The loudness of the feedback changes some; the shrieking varies a bit; and every so often there’s a sound like a rusty gate being dragged across a chalkboard. But basically, nothing happens until past the 45 minute mark. At that point, the percussion shifts from single thwacks to a series of leaden drum rolls, the feedback resolves itself into a recognizable tolling, and suddenly we’ve got something that almost seems like a groove.

That lasts for about ten minutes before the momentum frays and cracks into more insistent feedback drifting above lumbering percussion and the same hideous screaming. And then it goes on like that for a surprisingly long time again, till eventually the screaming and the bashing drop out, and you’re left with just the feedback chords, which phase in and out, finally suggesting a train again laboring off into the distance.

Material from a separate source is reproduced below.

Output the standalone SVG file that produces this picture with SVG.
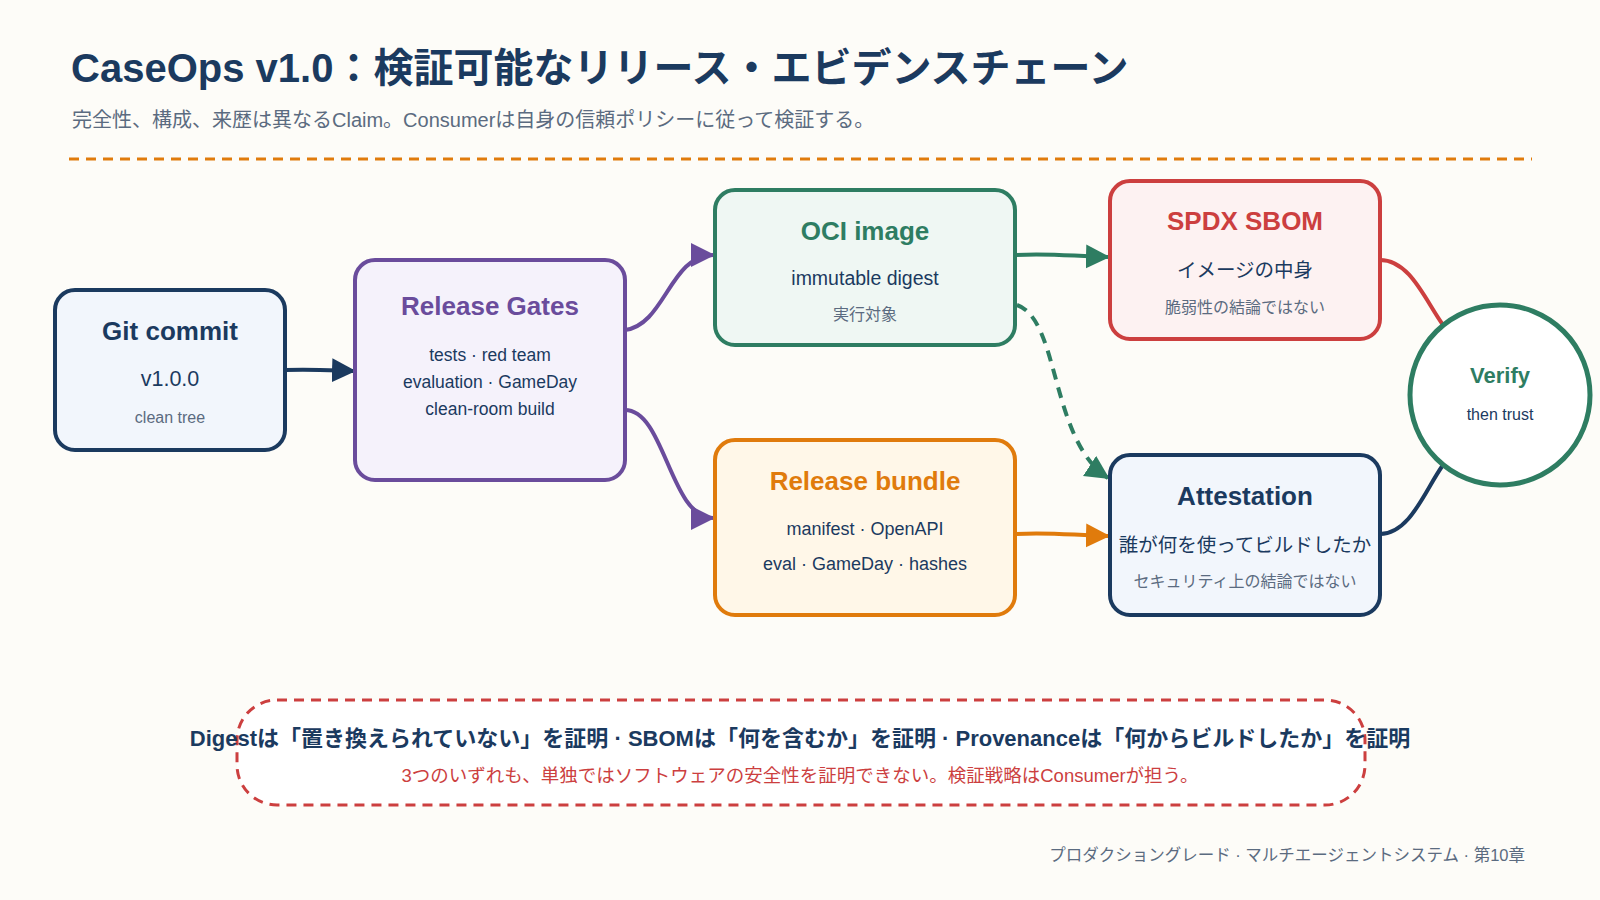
<svg xmlns="http://www.w3.org/2000/svg" width="1600" height="900" viewBox="0 0 1600 900">
<style>
text{font-family:"Liberation Sans","Noto Sans CJK JP",sans-serif;text-anchor:middle}
.box{stroke-width:4}
.t{font-size:26px;font-weight:bold}
.b{font-size:18px;fill:#1b3a5f}
.s{font-size:16px;fill:#5b6b80}
.c{fill:none;stroke-width:4}
</style>
<defs>
<marker id="mNavy" markerUnits="userSpaceOnUse" markerWidth="26" markerHeight="26" refX="22" refY="12" orient="auto"><path d="M0,0 L24,12 L0,24 z" fill="#1b3a5f"/></marker>
<marker id="mPurple" markerUnits="userSpaceOnUse" markerWidth="26" markerHeight="26" refX="22" refY="12" orient="auto"><path d="M0,0 L24,12 L0,24 z" fill="#6a4c9c"/></marker>
<marker id="mGreen" markerUnits="userSpaceOnUse" markerWidth="26" markerHeight="26" refX="22" refY="12" orient="auto"><path d="M0,0 L24,12 L0,24 z" fill="#2e7d62"/></marker>
<marker id="mOrange" markerUnits="userSpaceOnUse" markerWidth="26" markerHeight="26" refX="22" refY="12" orient="auto"><path d="M0,0 L24,12 L0,24 z" fill="#e07b0c"/></marker>
</defs>
<rect width="1600" height="900" fill="#fdfcf8"/>
<g id="header">
<text x="71" y="82" style="text-anchor:start;font-size:40px;font-weight:bold;fill:#1b3a5f">CaseOps v1.0：検証可能なリリース・エビデンスチェーン</text>
<text x="72" y="127" style="text-anchor:start;font-size:20px;fill:#5b6b80">完全性、構成、来歴は異なるClaim。Consumerは自身の信頼ポリシーに従って検証する。</text>
<line x1="69" y1="159" x2="1532" y2="159" stroke="#e07b0c" stroke-width="3" stroke-dasharray="10 7"/>
</g>
<g id="connectors">
<path class="c" d="M285,370 C310,369 325,370 354,371" stroke="#1b3a5f" marker-end="url(#mNavy)"/>
<path class="c" d="M625,330 C665,325 670,255 713,255" stroke="#6a4c9c" marker-end="url(#mPurple)"/>
<path class="c" d="M625,410 C665,410 670,518 713,518" stroke="#6a4c9c" marker-end="url(#mPurple)"/>
<path class="c" d="M1015,255 C1050,253 1070,256 1108,257" stroke="#2e7d62" marker-end="url(#mGreen)"/>
<path class="c" d="M1017,305 C1060,320 1050,440 1108,478" stroke="#2e7d62" stroke-dasharray="11 8" marker-end="url(#mGreen)"/>
<path class="c" d="M1015,534 C1050,532 1070,535 1108,536" stroke="#e07b0c" marker-end="url(#mOrange)"/>
<path class="c" d="M1380,260 C1410,260 1425,300 1443,325" stroke="#cc3f3f"/>
<path class="c" d="M1380,534 C1410,534 1425,490 1443,465" stroke="#1b3a5f"/>
</g>
<g id="git-commit">
<rect class="box" x="55" y="290" width="230" height="160" rx="20" fill="#f2f6fc" stroke="#1b3a5f"/>
<text class="t" x="170" y="340" fill="#1b3a5f">Git commit</text>
<text x="170" y="386" style="font-size:21.5px;fill:#1b3a5f">v1.0.0</text>
<text class="s" x="170" y="423">clean tree</text>
</g>
<g id="release-gates">
<rect class="box" x="355" y="260" width="270" height="220" rx="20" fill="#f5f2fb" stroke="#6a4c9c"/>
<text class="t" x="490" y="315" fill="#6a4c9c">Release Gates</text>
<text class="b" x="490" y="361" style="font-size:17.5px">tests · red team</text>
<text class="b" x="490" y="388" style="font-size:17.5px">evaluation · GameDay</text>
<text class="b" x="490" y="415" style="font-size:17.5px">clean-room build</text>
</g>
<g id="oci-image">
<rect class="box" x="715" y="190" width="300" height="155" rx="20" fill="#eff7f3" stroke="#2e7d62"/>
<text class="t" x="865" y="240" fill="#2e7d62">OCI image</text>
<text class="b" x="865" y="285" style="font-size:19.5px">immutable digest</text>
<text class="s" x="865" y="320">実行対象</text>
</g>
<g id="spdx-sbom">
<rect class="box" x="1110" y="181" width="270" height="158" rx="20" fill="#fdf2f2" stroke="#cc3f3f"/>
<text class="t" x="1245" y="230" fill="#cc3f3f">SPDX SBOM</text>
<text class="b" x="1245" y="277" style="font-size:19.5px">イメージの中身</text>
<text class="s" x="1245" y="313">脆弱性の結論ではない</text>
</g>
<g id="release-bundle">
<rect class="box" x="715" y="440" width="300" height="175" rx="20" fill="#fff7e8" stroke="#e07b0c"/>
<text class="t" x="865" y="490" fill="#e07b0c">Release bundle</text>
<text class="b" x="865" y="535">manifest · OpenAPI</text>
<text class="b" x="865" y="570">eval · GameDay · hashes</text>
</g>
<g id="attestation">
<rect class="box" x="1110" y="455" width="270" height="160" rx="20" fill="#f2f6fc" stroke="#1b3a5f"/>
<text class="t" x="1245" y="505" fill="#1b3a5f">Attestation</text>
<text class="b" x="1245" y="552" style="font-size:19.5px">誰が何を使ってビルドしたか</text>
<text class="s" x="1245" y="587">セキュリティ上の結論ではない</text>
</g>
<g id="verify">
<circle cx="1500" cy="395" r="90" fill="#ffffff" stroke="#2e7d62" stroke-width="5"/>
<text x="1500" y="383" style="font-size:22px;font-weight:bold;fill:#2e7d62">Verify</text>
<text x="1500" y="420" style="font-size:16px;fill:#1b3a5f">then trust</text>
</g>
<g id="note">
<rect x="237" y="700" width="1128" height="105" rx="40" fill="#ffffff" stroke="#cc3f3f" stroke-width="3" stroke-dasharray="10 7"/>
<text x="800" y="746" style="font-size:22px;font-weight:bold;fill:#1b3a5f">Digestは「置き換えられていない」を証明 · SBOMは「何を含むか」を証明 · Provenanceは「何からビルドしたか」を証明</text>
<text x="800" y="782" style="font-size:18.5px;fill:#cc3f3f">3つのいずれも、単独ではソフトウェアの安全性を証明できない。検証戦略はConsumerが担う。</text>
</g>
<g id="footer">
<text x="1525" y="861" style="text-anchor:end;font-size:16.5px;fill:#5b6b80">プロダクショングレード · マルチエージェントシステム · 第10章</text>
</g>
</svg>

Nullify is one of the more extreme examples of doom, and as such it encapsulates the genre’s paradox. In some ways, doom, is absolutely the quintessence of metal — metal stripped down to its bleak, black, featureless soul. It almost isn’t even music anymore; just a giant, repetitive pummeling; a noise stripped of all meaning except pure, blind force. It’s the overwhelming soundtrack that lets you, the tiny hobbit, know that the great Sauron is upon you, moments before he crushes you beneath his heel.

And that’s why, at the same time, it ceases to be metal at all. Doom really does function almost as a soundtrack; background shoegazy ambience for a pleasantly Tolkienesque apocalypse. Being pummeled very, very slowly is, as it turns out, kind of restful. Almost despite itself, the nihilistic Nullify, promotes a spirit of peace and goodwill, as extreme metal fans and non-metal fans join together for 78 minutes, of slow nodding to the same non-beat.